Tuck Everlasting is, at its heart, a story of a young woman's first love and of a life changing decision she must make which will affect that love, now and forevermore. It's conflicts are two: the boy and his family protect a secret that keeps them separate from the rest of society (and if the girl is to truly fall in love, she will have to join them in that separation) and there is that Man in a Yellow Suit who has nefarious plans for the family's secret -- they know the location of a spring that can well be called The Fountain of Youth for, once they drank from it over eighty years earlier, none have aged. Neither can they be killed, by accident or by war. The family is, as you may imagine, almost miserable with age and bears the weight of responsibility well on their shoulders. Before bringing anyone into the family, they must know that there is no turning back.

But while Winnie is learning the ways of this particular family group, the outside community is in a general panic. The Fosters own the town and their money has fueled posses and search parties, all of whom are convinced that Winnie has been kidnapped . . . and probably by that man in the Yellow Suit, whom Mrs Foster took an instant dislike to at the beginning of the film. The Suit is innocent and, unbeknownst to anyone in the town, he seeks the Tuck family because he knows they know the location of the spring. With ownership of that land, which he gets from Mr. Foster in exchange for information leading to Winnie's rescue, he can sell the water and make a fortune. The Suit has a mean and evil heart. Jesse's parents are a good and protective people, which is why they'll sit in jail, sentenced to death for an unspeakable crime about which we won't speak, by the end of the film.

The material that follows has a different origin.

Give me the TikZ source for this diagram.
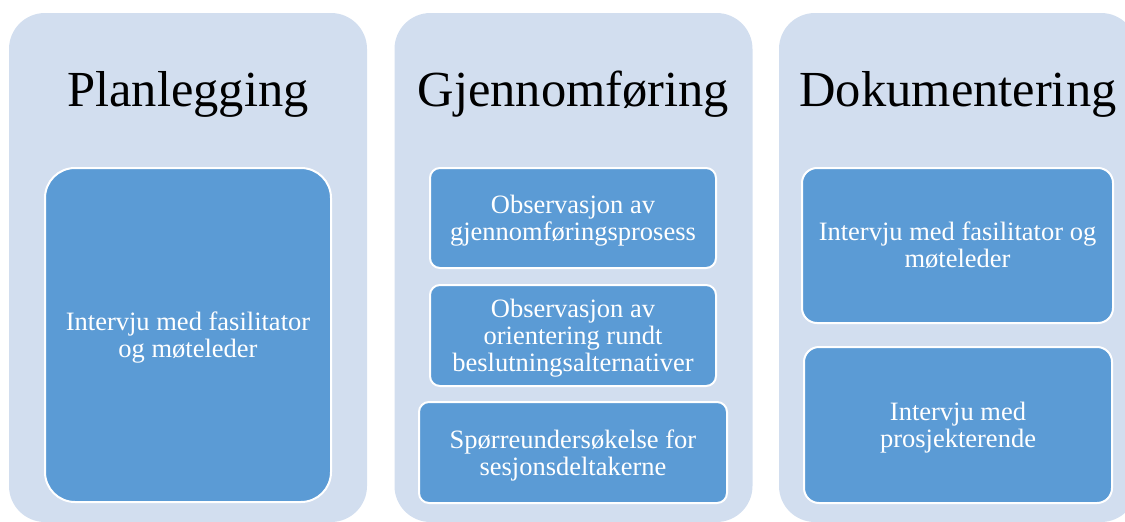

We hate it when an entire Act of a story hinges on the fact that one character won't tell the whole truth, or in this case doesn't bother to correct the misinterpretation of events. The character knows everyone else is wrong. The audience has already seen that the character knows everyone else is wrong. Silence drives the rest of the story of Tuck Everlasting. It's a cheap trick and sorry storytelling made even worse by the fact that this bad adaptation -- and we know it's a bad adaptation because they are always marked by significant characters making surprise entrances and/or exits. In this case, it is Winnie's grandmother, a character never mentioned or seen until a deathbed scene late in the film. Not only is her presence a surprise, the effect is doubled as the film implies that this character has been living in the Foster house all along. She's not seen or heard from or even mentioned while Winnie is missing and May is panicking. Then, poof! deathbed scene.

Then again, we're not a teenaged girl and won't overlook such nonsense. The romantic center, once all the pick and choose crap is out of the way is whether or not Winnie will drink from the spring and await the promised return of her beloved Jesse who has fled Treegap Station to go sightseeing all around the world . The time of this story is placed just prior to World War I, which makes the Tuck family's decision all the more curious. Telling you that doesn't spoil what's left of the original story in this adaptation that had all the girls sitting around us walking out happily babbling about how great the movie was . . . and about all the other stories in the book that didn't make it onto the big screen. That reaction was no big surprise to us. Tuck Everlasting, for those of you who haven't read the novel (as this site insists you shouldn't have to) is a clunky adaptation whose individual scenes don't always fit like a glove.

From our point of view, a bad adaptation is always On average, a first run movie ticket will run you Ten Bucks. Were Cranky able to set his own price to Tuck Everlasting, he would have paid . . .

$3.00

rent (unless Tuck Everlasting was your first, fondly remembered romance novel. Then you'll want to see it and tell us we don't have a romantic bone in our body.)